Em primeiro lugar, é importante ressaltar que o luto não é sobre esquecer. É sobre aprender a viver sem aquilo que foi perdido.
O luto para além da morte nos ensina que a dor da perda se manifesta de muitas formas. Para imigrantes e expatriados, ele pode ser um processo solitário, vivido sem nome, sem rituais, sem despedidas. Mas compreendê-lo é fundamental para ressignificá-lo.
A psicanálise nos oferece caminhos para essa reconstrução. Freud nos mostra que o luto é um processo de retirada da libido, e Lacan nos ensina que a falta não precisa ser um vazio sem fim, mas um motor para o desejo.

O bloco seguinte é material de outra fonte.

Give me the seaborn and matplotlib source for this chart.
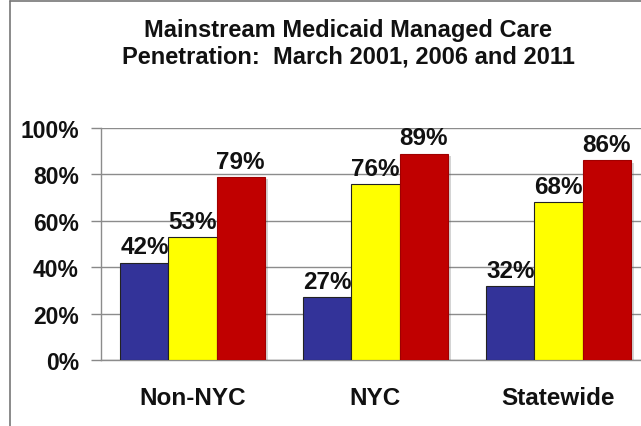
import matplotlib
matplotlib.use("Agg")
import matplotlib.pyplot as plt
import matplotlib.patheffects as pe
from matplotlib.lines import Line2D
import seaborn as sns
import pandas as pd

categories = ["Non-NYC", "NYC", "Statewide"]
years = ["March 2001", "2006", "2011"]
v2001 = [42, 27, 32]
v2006 = [53, 76, 68]
v2011 = [79, 89, 86]
yticks = [0, 20, 40, 60, 80, 100]
ytick_labels = ["0%", "20%", "40%", "60%", "80%", "100%"]
colors = ["#333399", "#FFFF00", "#C00000"]

rows = []
for vals, yr in zip([v2001, v2006, v2011], years):
    for c, v in zip(categories, vals):
        rows.append({"Region": c, "Year": yr, "Value": v})
df = pd.DataFrame(rows)

sns.set_theme(style="white")
plt.rcParams["font.family"] = ["Liberation Sans", "DejaVu Sans"]

fig = plt.figure(figsize=(6.41, 4.27), dpi=100)
ax = fig.add_axes([101 / 641, 66 / 427, 549 / 641, 232 / 427])

sns.barplot(data=df, x="Region", y="Value", hue="Year", order=categories,
            hue_order=years, palette=colors, width=0.787, gap=0,
            edgecolor="#222222", linewidth=0.8, legend=False, ax=ax,
            errorbar=None, saturation=1, zorder=3)

for bar in ax.patches:
    fc = bar.get_facecolor()
    if fc[0] > 0.7 and fc[1] < 0.1:
        bar.set_edgecolor("#A00000")
    bar.set_path_effects([pe.SimplePatchShadow(offset=(2.5, -1.5), alpha=0.25,
                                               shadow_rgbFace="#555555"),
                          pe.Normal()])

for cont in ax.containers:
    ax.bar_label(cont, labels=[f"{int(v)}%" for v in cont.datavalues],
                 padding=3, fontsize=17.5, fontweight="bold", color="#111111")

ax.set_xlim(-0.5, 2.5)
ax.set_ylim(0, 100)
ax.set_yticks(yticks)
ax.set_yticklabels(ytick_labels, fontsize=16.5, fontweight="bold", color="#111111")
ax.set_xticks([0, 1, 2])
ax.set_xticklabels(categories, fontsize=17.5, fontweight="bold", color="#111111")
ax.set_xticks([-0.5, 0.5, 1.5], minor=True)
ax.tick_params(axis="x", which="major", length=0, pad=19)
ax.tick_params(axis="x", which="minor", length=7, color="#888888", width=1, direction="out")
ax.tick_params(axis="y", length=7, color="#888888", width=1, direction="out", pad=9, left=True)
ax.set_xlabel("")
ax.set_ylabel("")
ax.yaxis.grid(True, color="#8c8c8c", linewidth=1)
ax.set_axisbelow(True)
for s in ["top", "right"]:
    ax.spines[s].set_visible(False)
for s in ["left", "bottom"]:
    ax.spines[s].set_color("#8c8c8c")
    ax.spines[s].set_linewidth(1)

fig.text(348 / 641, 1 - 44 / 427,
         "Mainstream Medicaid Managed Care\nPenetration:  March 2001, 2006 and 2011",
         ha="center", va="center", fontsize=17, fontweight="bold",
         linespacing=1.2, color="#111111")

fig.add_artist(Line2D([9.5 / 641, 9.5 / 641], [0, 1 - 1.5 / 427],
                      transform=fig.transFigure, color="#777777", linewidth=1.2))
fig.add_artist(Line2D([9.5 / 641, 1], [1 - 1.5 / 427, 1 - 1.5 / 427],
                      transform=fig.transFigure, color="#777777", linewidth=1.2))

fig.savefig("out.png", dpi=100)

Para aqueles que vivem longe de casa, longe de si mesmos, a jornada da ressignificação pode ser longa, mas não precisa ser solitária.
A psicanálise lacaniana nos ensina que o luto não se trata apenas de aceitar a ausência do outro, mas também de lidar com a perda de parte de nós mesmos. Freud, por sua vez, nos lembra que há uma linha tênue entre o luto saudável e a melancolia, onde o sujeito se prende àquilo que perdeu, incapaz de seguir em frente, em uma relação não saudável com a perda.
O luto não é apenas sobre quem morreu. É sobre tudo o que deixamos para trás. Contudo, não é só a saudade que dói, mas a certeza de que, ainda que volte, nunca mais será quem já foi.